The agency sells directly to the US and Australia and uses various sub-agents for translation and film rights . It also places its authors as speakers at festivals and on cruise ships.

Andrew Lownie

About Andrew

Andrew Lownie was born in 1961 and was educated in Britain and America. He read history at Magdalene College, Cambridge where he was President of the Union. He went on to gain an MSc and doctorate at Edinburgh University and spend a year at the College of Law in London. After a period as a bookseller and journalist, he began his publishing career as the graduate trainee at Hodder & Stoughton. In 1985 became an agent at John Farquharson, now part of Curtis Brown, and the following year became the then youngest director in British publishing when he was appointed a director. He set up the Andrew Lownie Literary Agency in 1988.
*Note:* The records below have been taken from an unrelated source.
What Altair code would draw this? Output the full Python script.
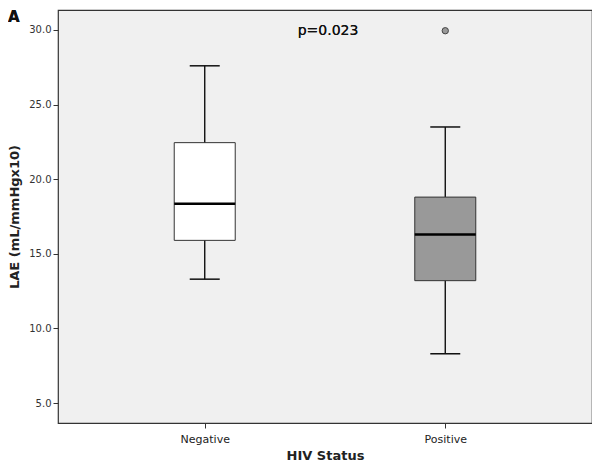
import altair as alt
import pandas as pd

groups = ["Negative", "Positive"]
whisker_low = [13.3, 8.3]
q1 = [15.9, 13.2]
median = [18.35, 16.3]
q3 = [22.45, 18.8]
whisker_high = [27.6, 23.5]
box_fill = ["#ffffff", "#999999"]
outlier_group = ["Positive"]
outlier_value = [29.95]

df = pd.DataFrame({"group": groups, "lo": whisker_low, "q1": q1, "med": median,
                   "q3": q3, "hi": whisker_high, "fill": box_fill})
out = pd.DataFrame({"group": outlier_group, "v": outlier_value})

font = "DejaVu Sans"
xs = alt.X("group:N", title="HIV Status", sort=groups,
           scale=alt.Scale(type="point", padding=0.61),
           axis=alt.Axis(labelAngle=0, labelFontSize=11, labelColor="#222", labelFont=font,
                         titleFont=font, titleFontSize=13, titleFontWeight="bold", titleColor="#222",
                         tickColor="#333", tickSize=5, domain=False, labelPadding=5, titlePadding=5))
yscale = alt.Scale(domain=[3.66, 31.34], nice=False, zero=False)
yax = alt.Axis(values=[5, 10, 15, 20, 25, 30], format=".1f", grid=False, domain=False,
               labelFontSize=10, labelColor="#333", labelFont=font, tickColor="#333", tickSize=5,
               titleFont=font, titleFontSize=13, titleFontWeight="bold", titleColor="#222",
               titlePadding=7)

base = alt.Chart(df)
whisk = base.mark_rule(color="#111", strokeWidth=1.4).encode(
    x=xs, y=alt.Y("lo:Q", scale=yscale, axis=yax, title="LAE (mL/mmHgx10)"), y2="hi:Q")
caps_lo = base.mark_tick(color="#111", thickness=1.5, size=30, orient="horizontal",
                         opacity=1).encode(x=xs, y=alt.Y("lo:Q", scale=yscale))
caps_hi = base.mark_tick(color="#111", thickness=1.5, size=30, orient="horizontal",
                         opacity=1).encode(x=xs, y=alt.Y("hi:Q", scale=yscale))
box = base.mark_bar(size=61, stroke="#333", strokeWidth=1, opacity=1).encode(
    x=xs, y=alt.Y("q1:Q", scale=yscale), y2="q3:Q",
    fill=alt.Fill("fill:N", scale=None))
med = base.mark_tick(color="#000", thickness=2.5, size=61, orient="horizontal",
                     opacity=1).encode(x=xs, y=alt.Y("med:Q", scale=yscale))
pts = alt.Chart(out).mark_point(filled=True, fill="#999999", stroke="#444", strokeWidth=1,
                                size=40, opacity=1).encode(
    x=xs, y=alt.Y("v:Q", scale=yscale))
ptxt = alt.Chart(df).mark_text(text="p=0.023", font=font, fontSize=14, fontWeight="normal",
                               color="#111", align="center", baseline="middle").encode(
    x=alt.value(270), y=alt.value(21))
letter = alt.Chart(df).mark_text(text="A", font=font, fontSize=15, fontWeight="bold",
                                 color="#111", align="left", baseline="top").encode(
    x=alt.value(-50), y=alt.value(0))

chart = alt.layer(whisk, caps_lo, caps_hi, box, med, pts, ptxt, letter).properties(
    width=534, height=413, padding={"left": 50, "top": 2, "right": 0, "bottom": 40},
    autosize=alt.AutoSizeParams(type="none"),
    background="white"
).configure_view(fill="#f0f0f0", stroke="#333", strokeWidth=1.2)

chart.save("out.html", embed_options={"renderer": "svg", "actions": False})
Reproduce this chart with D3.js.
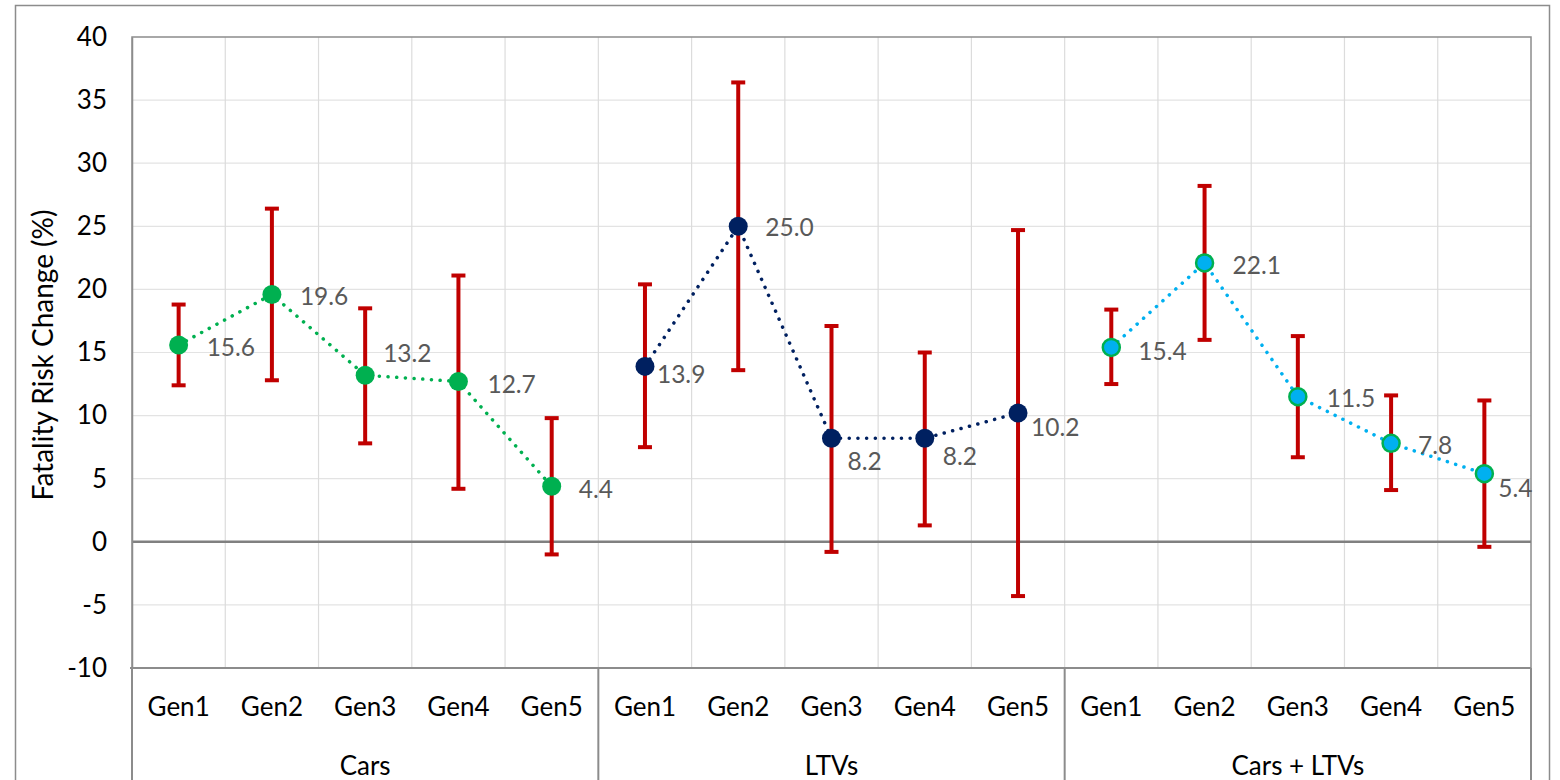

Since 1984 he has written and reviewed for a range of newspapers and magazines, including The Times, Spectator and Guardian, which has given him good journalistic contacts. As an author himself, most notably of a biography of John Buchan, a literary companion to Edinburgh and a prize-winning biography of the spy Guy Burgess and two top ten Sunday Times bestsellers The Mountbattens: Their Lives and Loves and Traitor King: The Scandalous Exile of the Duke and Duchess of Windsor, he has an understanding of the issues and problems affecting writers.

He has acted as the literary agent to the international writers' organisation PEN. In 1998 he founded The Biographers Club, a monthly dining society for biographers and those involved in promoting biography, and The Biographers' Club Prize which supports first-time biographers. He has had a regular advice column in the writing magazine Words with Jam, written the entries on submitting to agents for The Writers Handbook and The Writers and Artists Yearbook, contributed to The Arvon Book of Life Writing and regularly gives talks on aspects of publishing.